Queer Rep Summary: No canon queer rep.

ANNHILATION is built on twin pillars of grief and uncertainty, as the biologist of a four-woman expedition into a strange land begins to mistrust her present she tries to reassess her past. 

There are many obvious analogies to draw in the way the biologist's ruminations on her history are driven by her attempts to analyze her increasingly disturbing present. For me they land in this strange middle zone of, on the one hand, being fairly obvious comparisons to draw in a novel and thus feeling a bit boring, and on the other hand they completely make sense for the character to have pondered and journaled in this situation. They're so perfectly fitting that it seems obvious, but nevertheless I was rarely bored. 
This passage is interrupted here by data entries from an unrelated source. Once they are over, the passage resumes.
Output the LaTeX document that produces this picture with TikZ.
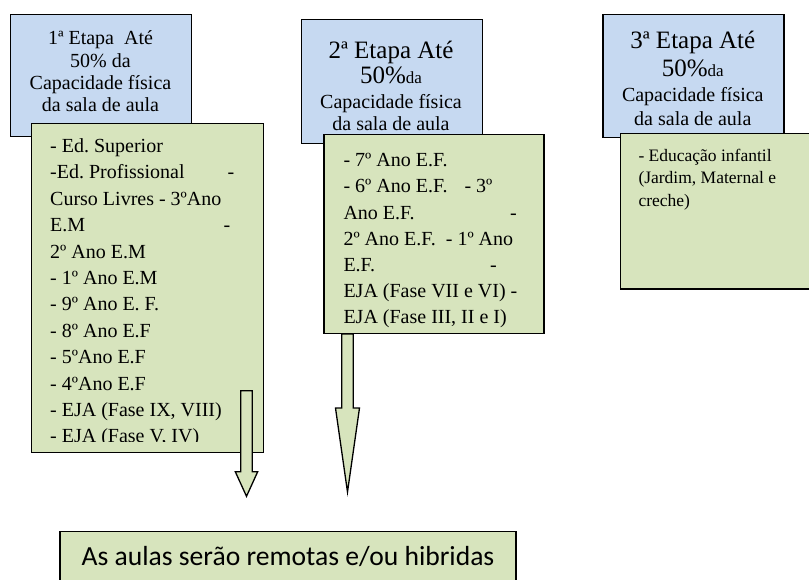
\documentclass[tikz,border=0pt]{standalone}
\usepackage{fontspec}
\setmainfont{Liberation Serif}
\newfontfamily\avisofont{Carlito}
\definecolor{etapablue}{RGB}{198,217,241}
\definecolor{listgreen}{RGB}{215,228,189}
\newcommand{\linhas}{\lineskiplimit=-50pt\relax\frenchspacing}
\newcommand{\traco}[2]{\makebox[#1][l]{#2\hfill -}}

\tikzset{
  etapa/.style={draw, line width=1.4pt, fill=etapablue, inner sep=0pt, anchor=north west},
  lista/.style={draw, line width=1.4pt, fill=listgreen, inner sep=0pt, anchor=north west},
  titulo/.style={inner sep=0pt, align=center, anchor=north},
  itens/.style={inner sep=0pt, align=left, anchor=north west},
  seta/.style={draw, line width=1.3pt, fill=listgreen, line join=miter},
}

\begin{document}
\begin{tikzpicture}[x=1pt, y=-1pt]
            \useasboundingbox (0,0) rectangle (809,579);
            \clip (0,0) rectangle (809,579);

            % Define stage boxes
            \node[etapa, minimum width=181pt, minimum height=122pt] (etapa1) at (10,14) {};
            \node[titulo, font={\fontsize{20}{22.3}\selectfont\linhas}] (titulo1) at (100.5,29.6)
                {\rule{0pt}{15pt}1ª Etapa\ \ Até\\50\% da\\Capacidade física\\da sala de aula};

            \node[etapa, minimum width=181pt, minimum height=124pt] (etapa2) at (300.7,19) {};
            \node[titulo, font={\fontsize{20}{21.6}\selectfont\linhas}] (titulo2) at (391,39.3)
                {\rule{0pt}{19pt}{\fontsize{25}{25}\selectfont 2ª Etapa Até}\\[3.3pt]
                 {\fontsize{25}{25}\selectfont 50\%}{\fontsize{17}{17}\selectfont da}\\[3.5pt]
                 Capacidade física\\da sala de aula};

            \node[etapa, minimum width=181pt, minimum height=122.7pt] (etapa3) at (602.3,14) {};
            \node[titulo, font={\fontsize{20}{23.3}\selectfont\linhas}] (titulo3) at (692.8,29.2)
                {\rule{0pt}{19pt}{\fontsize{25}{25}\selectfont 3ª Etapa Até}\\[5pt]
                 {\fontsize{25}{25}\selectfont 50\%}{\fontsize{17}{17}\selectfont da}\\[1.8pt]
                 Capacidade física\\da sala de aula};

            % Define lists
            \node[lista, minimum width=232pt, minimum height=329pt] (lista1) at (31,123) {};
            \begin{scope}
                \clip (31,123) rectangle (263,441.5);
                \node[itens, font={\fontsize{20}{26.4}\selectfont\linhas}] (itens1) at (50,137.3)
                    {\rule{0pt}{15pt}- Ed. Superior\\
                     \traco{184pt}{-Ed. Profissional}\\
                     Curso Livres - 3ºAno\\
                     \traco{180pt}{E.M}\\
                     2º Ano E.M\\
                     - 1º Ano E.M\\
                     - 9º Ano E. F.\\
                     - 8º Ano E.F\\
                     - 5ºAno E.F\\
                     - 4ºAno E.F\\
                     - EJA (Fase IX, VIII)\\
                     - EJA (Fase V, IV)};
            \end{scope}

            \draw[seta] (341.7,334) -- (353.3,334) -- (353.3,408) -- (359.5,408) -- (347.5,492)
                -- (335.5,408) -- (341.7,408) -- cycle;
            \node[lista, minimum width=220pt, minimum height=199pt] (lista2) at (323.3,134) {};
            \node[itens, font={\fontsize{20}{26.1}\selectfont\linhas}] (itens2) at (343.3,151.6)
                {\rule{0pt}{15pt}- 7º Ano E.F.\\
                 - 6º Ano E.F.\hspace{12pt} - 3º\\
                 \traco{173.4pt}{Ano E.F.}\\
                 2º Ano E.F.\ \ - 1º Ano\\
                 \traco{153.4pt}{E.F.}\\
                 EJA (Fase VII e VI) -\\
                 EJA (Fase III, II e I)};

            \node[lista, minimum width=220pt, minimum height=155.6pt] (lista3) at (620,132.7) {};
            \node[itens, font={\fontsize{17.5}{22.5}\selectfont\linhas}] (itens3) at (638.3,147.8)
                {\rule{0pt}{13pt}- Educação infantil\\
                 (Jardim, Maternal e\\
                 creche)};

            % Draw block arrows
            \draw[seta] (240.7,390.7) -- (252.3,390.7) -- (252.3,471.7) -- (257.7,471.7) -- (246.5,496.3)
                -- (235.3,471.7) -- (240.7,471.7) -- cycle;

            % Final box
            \node[draw, line width=1.2pt, fill=listgreen, anchor=north, inner ysep=0pt, minimum width=456pt,
                text height=34.3pt, text depth=35pt, font={\avisofont\fontsize{27.6}{32}\selectfont}] (aviso) at (288,530.7)
                {As aulas serão remotas e/ou hibridas};
        \end{tikzpicture}
\end{document}
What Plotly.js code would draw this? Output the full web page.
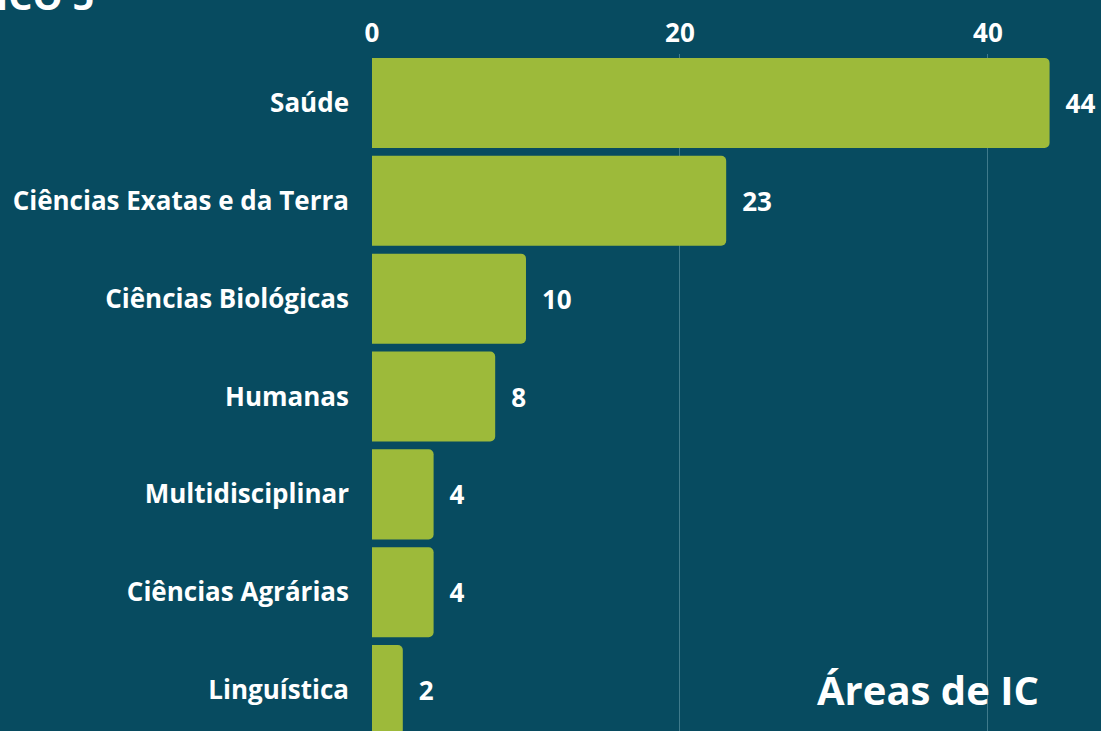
<!DOCTYPE html>
<html>
<head>
<meta charset="utf-8">
<script src="https://cdn.plot.ly/plotly-3.0.1.min.js"></script>
<style>
html,body{margin:0;padding:0;background:#074b60;overflow:hidden;}
#chart{width:1101px;height:731px;}
</style>
</head>
<body>
<div id="chart"></div>
<script>
const categories = ["Saúde", "Ciências Exatas e da Terra", "Ciências Biológicas", "Humanas", "Multidisciplinar", "Ciências Agrárias", "Linguística"];
const values = [44, 23, 10, 8, 4, 4, 2];
const tickValues = [0, 20, 40];
const tickLabels = ["0", "20", "40"];

const FONT = "'Open Sans', Lato, sans-serif";

const trace = {
  type: "bar",
  orientation: "h",
  x: values,
  y: categories,
  texttemplate: "\u2002%{x}",
  textposition: "outside",
  cliponaxis: false,
  textfont: {color: "#ffffff", size: 26, family: FONT, weight: 700},
  marker: {color: "#9dba3a", cornerradius: 5},
  hoverinfo: "none"
};

const layout = {
  width: 1101,
  height: 731,
  paper_bgcolor: "#074b60",
  plot_bgcolor: "#074b60",
  margin: {l: 372, r: 0, t: 54, b: 0, pad: 0},
  showlegend: false,
  bargap: 0.08,
  font: {family: FONT, color: "#ffffff", size: 26, weight: 700},
  xaxis: {
    side: "top",
    range: [0, 47.34],
    tickvals: tickValues,
    ticktext: tickLabels,
    showgrid: true,
    gridcolor: "#3f7a8b",
    gridwidth: 1,
    zeroline: false,
    showline: false,
    ticks: "",
    tickfont: {size: 26, color: "#ffffff", family: FONT, weight: 700},
    ticklabelstandoff: 6
  },
  yaxis: {
    type: "category",
    range: [6.418, -0.5],
    showgrid: false,
    zeroline: false,
    showline: false,
    ticks: "",
    ticklabelstandoff: 22,
    tickfont: {size: 26, color: "#ffffff", family: FONT, weight: 700}
  },
  annotations: [
    {
      text: "Áreas de IC",
      xref: "paper", yref: "paper",
      x: 0.918, y: 0.018,
      xanchor: "right", yanchor: "bottom",
      showarrow: false,
      font: {size: 40, color: "#ffffff", family: FONT, weight: 700}
    },
    {
      text: "GRÁFICO 5",
      xref: "paper", yref: "paper",
      x: -0.378, y: 1.046,
      xanchor: "right", yanchor: "bottom",
      showarrow: false,
      font: {size: 38, color: "#ffffff", family: FONT, weight: 700}
    }
  ]
};

Plotly.newPlot("chart", [trace], layout, {displayModeBar: false, staticPlot: true});
</script>
</body>
</html>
I ended the book feeling like I knew a great deal about the biologist (but never her name), and not very much about Area X itself. What she was able to convey was confined to a few (very cool!) areas within what is implied to be a much larger space. 

I'm intrigued enough to move on to the sequel. There are a lot of little moments I love, tiny descriptions and ways of thinking about the world, and I would happily read more of those. 

CW for grief, sexual content (brief), terminal illness (backstory), cancer (backstory), blood, gore, body horror, violence, gun violence, death.